Des documents tirés des archives de l’Atce se baladent en France où ils alimentent des articles de presse. Quand le gouvernement va-t-il nous dire ce qu’il compte faire de ces archives? Par Ridha Kéfi
‘‘Le Canard Enchaîné’’ publie mercredi une enquête sur les relations entre l'Agence tunisienne de communication extérieure (Atce) et la société de communication française Image 7 d’Anne Méaux.
Un «discret réseau d’influence» en de Ben Ali
L’agence publique tunisienne rémunérait la boîte de Com’ française plus de 200.000 euros (400.000 dinars) par an pour la mise en place et l’entretien d’un «discret réseau d’influence» en faveur de la dictature de Ben Ali, composé notamment de patrons de presse «tout acquis à sa cause».
Plus que les noms des journalistes français* qui étaient aux petits soins de Ben Ali et bénéficiaient de ses largesses, via l’Atce, ce qui a retenu notre attention dans cette enquête c’est qu’elle est basée sur des documents récupérés dans les archives de l’Atce. Ce qui pose un certains nombre de questions. Et d’abord celle-ci: où sont aujourd’hui ces archives? Ont-elles été sauvées de la destruction, sachant que le lendemain de la fuite de l’ex-président, des citoyens ont découvert par hasard de gros sacs poubelles remplis de documents détruits de l’agence? Pourrions-nous, nous autres journalistes tunisiens, les consulter, si elles existent, même sous certaines conditions? Nous pourrions ainsi aider à démonter le système mis en place par l’ex-conseiller politique de Ben Ali, Abdelwaheb Abdallah, et consolidé par l'ex-ministre de la Communication Oussama Romdhani, pour soudoyer les médias européens et arabes et faire la propagande du régime dictatorial déchu à l’extérieur.
Démasquer les profiteurs
Le gouvernement a peut-être d’autres urgences, mais il serait bien inspiré de dissiper les rumeurs concernant ces archives dont le dépouillement et l’analyse devraient aider à savoir dans quelles poches ont «échoué» les dizaines de milliards de dinars de dépenses de l’Atce depuis sa création au début des années 1990.

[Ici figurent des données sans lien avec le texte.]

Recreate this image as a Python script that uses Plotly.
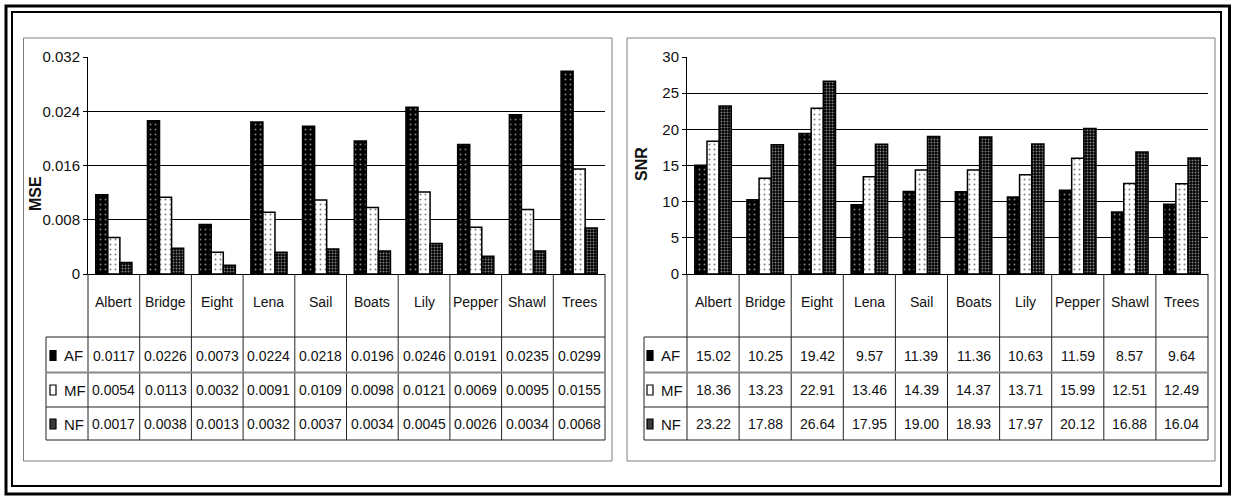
import plotly.graph_objects as go

# ---------------- data ----------------
categories = ["Albert", "Bridge", "Eight", "Lena", "Sail", "Boats", "Lily", "Pepper", "Shawl", "Trees"]
series_names = ["AF", "MF", "NF"]

mse_af = [0.0117, 0.0226, 0.0073, 0.0224, 0.0218, 0.0196, 0.0246, 0.0191, 0.0235, 0.0299]
mse_mf = [0.0054, 0.0113, 0.0032, 0.0091, 0.0109, 0.0098, 0.0121, 0.0069, 0.0095, 0.0155]
mse_nf = [0.0017, 0.0038, 0.0013, 0.0032, 0.0037, 0.0034, 0.0045, 0.0026, 0.0034, 0.0068]

snr_af = [15.02, 10.25, 19.42, 9.57, 11.39, 11.36, 10.63, 11.59, 8.57, 9.64]
snr_mf = [18.36, 13.23, 22.91, 13.46, 14.39, 14.37, 13.71, 15.99, 12.51, 12.49]
snr_nf = [23.22, 17.88, 26.64, 17.95, 19.00, 18.93, 17.97, 20.12, 16.88, 16.04]

# ---------------- geometry helpers ----------------
W, H = 1233, 497
FONT = "Liberation Sans, Arial, sans-serif"


def X(px):
    return px / W


def Y(py):
    return 1 - py / H


patterns = {
    "AF": dict(shape=".", bgcolor="black", fgcolor="white", size=5, solidity=0.12),
    "MF": dict(shape=".", bgcolor="white", fgcolor="black", size=5, solidity=0.12),
    "NF": dict(shape=".", bgcolor="black", fgcolor="white", size=3, solidity=0.35),
}
legend_fill = {"AF": "black", "MF": "white", "NF": "#3a3a3a"}

fig = go.Figure()

panels = [
    dict(xa="x", ya="y", vals=[mse_af, mse_mf, mse_nf], fmt="{:.4f}",
         axl=88, axr=605, tl=46, key_dx=4, text_dx=16, box=(23.5, 612),
         title="MSE", title_xy=(35, 194), rng=[0, 0.032], dtick=0.008),
    dict(xa="x2", ya="y2", vals=[snr_af, snr_mf, snr_nf], fmt="{:.2f}",
         axl=687, axr=1208, tl=644, key_dx=3, text_dx=15, box=(627, 1215),
         title="SNR", title_xy=(642, 164), rng=[0, 30], dtick=5),
]

top_px, zero_px = 57, 274
row_lines = [337, 372.5, 407, 440]
row_centers = [355.5, 390, 424]
cat_center = 302

shapes = []
annotations = []

# outer double frame
shapes.append(dict(type="rect", xref="paper", yref="paper", x0=X(6), x1=X(1229.5),
                   y0=Y(494), y1=Y(6), line=dict(color="black", width=3)))
shapes.append(dict(type="rect", xref="paper", yref="paper", x0=X(12), x1=X(1221),
                   y0=Y(486), y1=Y(12), line=dict(color="black", width=2)))

for i, p in enumerate(panels):
    for name, vals in zip(series_names, p["vals"]):
        fig.add_trace(go.Bar(
            x=categories, y=vals, name=name, xaxis=p["xa"], yaxis=p["ya"],
            marker=dict(pattern=patterns[name], line=dict(color="black", width=1.5)),
            showlegend=False,
        ))

    # panel border
    shapes.append(dict(type="rect", xref="paper", yref="paper",
                       x0=X(p["box"][0]), x1=X(p["box"][1]), y0=Y(461), y1=Y(38),
                       line=dict(color="#808080", width=1)))

    colw = (p["axr"] - p["axl"]) / len(categories)
    # vertical table lines (from axis down to table bottom)
    for k in range(len(categories) + 1):
        xp = p["axl"] + k * colw
        shapes.append(dict(type="line", xref="paper", yref="paper", x0=X(xp), x1=X(xp),
                           y0=Y(zero_px), y1=Y(row_lines[-1]),
                           line=dict(color="#222", width=1)))
    # left edge of table
    shapes.append(dict(type="line", xref="paper", yref="paper", x0=X(p["tl"]), x1=X(p["tl"]),
                       y0=Y(row_lines[0]), y1=Y(row_lines[-1]), line=dict(color="#222", width=1)))
    # horizontal table lines
    for j, yl in enumerate(row_lines):
        shapes.append(dict(type="line", xref="paper", yref="paper", x0=X(p["tl"]), x1=X(p["axr"]),
                           y0=Y(yl), y1=Y(yl),
                           line=dict(color="#888" if j == 1 else "#222", width=2 if j == 1 else 1)))

    # category labels
    for c in categories:
        annotations.append(dict(x=c, y=Y(cat_center), xref=p["xa"], yref="paper", text=c,
                                showarrow=False, font=dict(family=FONT, size=14, color="#111"),
                                xanchor="center", yanchor="middle"))
    # values in table
    for name, vals, yc in zip(series_names, p["vals"], row_centers):
        for c, v in zip(categories, vals):
            annotations.append(dict(x=c, y=Y(yc), xref=p["xa"], yref="paper", text=p["fmt"].format(v),
                                    showarrow=False, font=dict(family=FONT, size=14, color="#111"),
                                    xanchor="center", yanchor="middle"))
        # legend key
        shapes.append(dict(type="rect", xref="paper", yref="paper",
                           x0=X(p["tl"] + p["key_dx"]), x1=X(p["tl"] + p["key_dx"] + 6),
                           y0=Y(yc + 5), y1=Y(yc - 5),
                           fillcolor=legend_fill[name], line=dict(color="black", width=1.2)))
        annotations.append(dict(x=X(p["tl"] + p["text_dx"]), y=Y(yc), xref="paper", yref="paper",
                                text=name, showarrow=False,
                                font=dict(family=FONT, size=15, color="#111"),
                                xanchor="left", yanchor="middle"))

    # y axis title
    annotations.append(dict(x=X(p["title_xy"][0]), y=Y(p["title_xy"][1]), xref="paper", yref="paper",
                            text="<b>" + p["title"] + "</b>", textangle=-90, showarrow=False,
                            font=dict(family=FONT, size=16, color="#111"),
                            xanchor="center", yanchor="middle"))

axis_common_x = dict(type="category", showticklabels=False, showgrid=False, zeroline=False,
                     showline=True, linecolor="black", linewidth=1, ticks="", automargin=False,
                     range=[-0.5, len(categories) - 0.5], fixedrange=True)
axis_common_y = dict(showgrid=True, gridcolor="black", gridwidth=1, zeroline=False,
                     showline=True, linecolor="black", linewidth=1, ticks="outside",
                     ticklen=4, tickcolor="black", tick0=0, automargin=False,
                     tickfont=dict(family=FONT, size=15, color="#111"))

fig.update_layout(
    width=W, height=H, margin=dict(l=0, r=0, t=0, b=0, pad=0), autosize=False,
    paper_bgcolor="white", plot_bgcolor="white",
    barmode="group", bargap=0.3, bargroupgap=0,
    showlegend=False,
    xaxis=dict(domain=[X(88), X(605)], anchor="y", **axis_common_x),
    yaxis=dict(domain=[Y(zero_px), Y(top_px)], anchor="x", range=panels[0]["rng"],
               dtick=panels[0]["dtick"], **axis_common_y),
    xaxis2=dict(domain=[X(687), X(1208)], anchor="y2", **axis_common_x),
    yaxis2=dict(domain=[Y(zero_px), Y(top_px)], anchor="x2", range=panels[1]["rng"],
                dtick=panels[1]["dtick"], **axis_common_y),
    shapes=shapes,
    annotations=annotations,
)

post = ("document.documentElement.style.margin='0';document.documentElement.style.padding='0';"
        "document.documentElement.style.overflow='hidden';"
        "document.body.style.margin='0';document.body.style.padding='0';"
        "document.body.style.overflow='hidden';")

fig.write_html("out.html", post_script=post, config={"displayModeBar": False})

Le peuple tunisien a le droit de savoir qui a contribué, à l’intérieur et à l’extérieur, à faire durer le régime oppresseur de Ben Ali et combien d’argent du contribuable a été dilapidé dans les opérations de communication du régime.
* Quelques uns des confrères français qui ont goûté aux douceurs du «miracle tunisien»: Etienne Mougeotte (Le Figaro), Nicolas de Tavernost (M6), Dominique de Montvalon (Le Parisien) et Alain Weil, patron de Rmc-Bfm TV, Michel Schifres et Marie-Ange Horlaville (journaliste du Figaro spécialiste du luxe), Gérard Gachet (ancien de Valeurs actuelles), Françoise Laborde (France 2), Dominique de Montvalo, Jean-Claude Dassier (quand il était patron de Lci) et Christian de Villeneuve (qui dirigeait Paris Match et le Journal du Dimanche).